10. Up!
I was going
to say that I’d lavished enough praise on this gem, but then I started writing
about it and couldn’t stop.
Up!’s title
bids us take a balloon ride out of our cynical age, up from a life of what-if’s,
to soar amidst an eager child’s optimism and a bygone era’s romanticism. In so
doing, Pixar has played the same trick that J.M. Barrie pulled on the original
Peter Pan audience, seating adults next to children unburdened by the cares and
dangers that seek to drag Up!’s, Peter Pan’s, and our own inner-monologue's protagonists down. In so doing, Up! pulls us, as adults, back to the wonder, the possibilities, of our
childhood.
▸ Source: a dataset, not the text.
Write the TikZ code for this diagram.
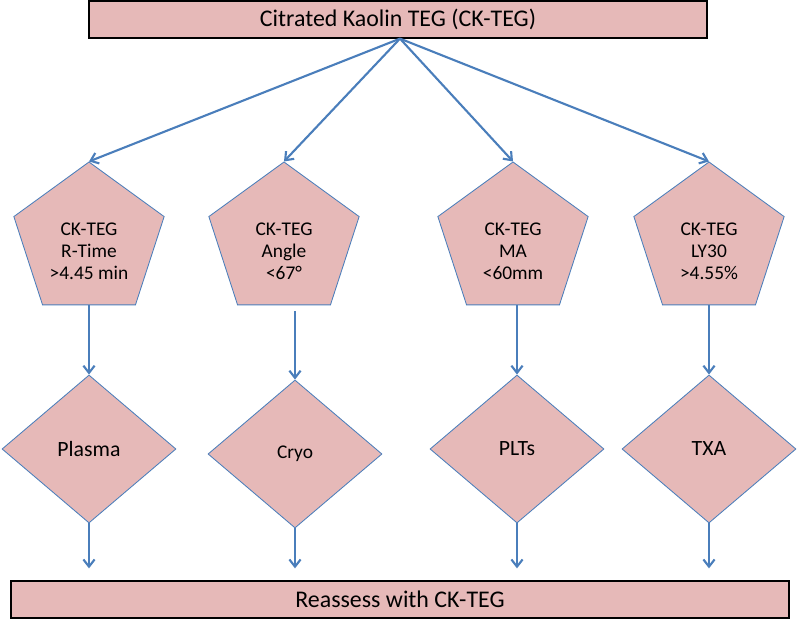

Much ponderous literature storms and stresses over the fall from
innocence. These tales, no matter how intellectually compelling, are inevitably
emotionally unsatisfying because there is a part of our hearts that is a bitter
partisan of the pre-fall hero, the innocent. We never forgive the author for
showing us what came before the fall. Up! dispenses with this in the first 10
minutes of the film, telling the fall as the set-up in 10 minutes of wordless genius more artfully written than any of Salinger's mawkish prose. Just warmed-up, Up! then lets down from the sky its humbler miracle: a ladder for us back up to the heavens from which that innocence crashed.
So, yeah, that's why I liked it better than Finding Nemo.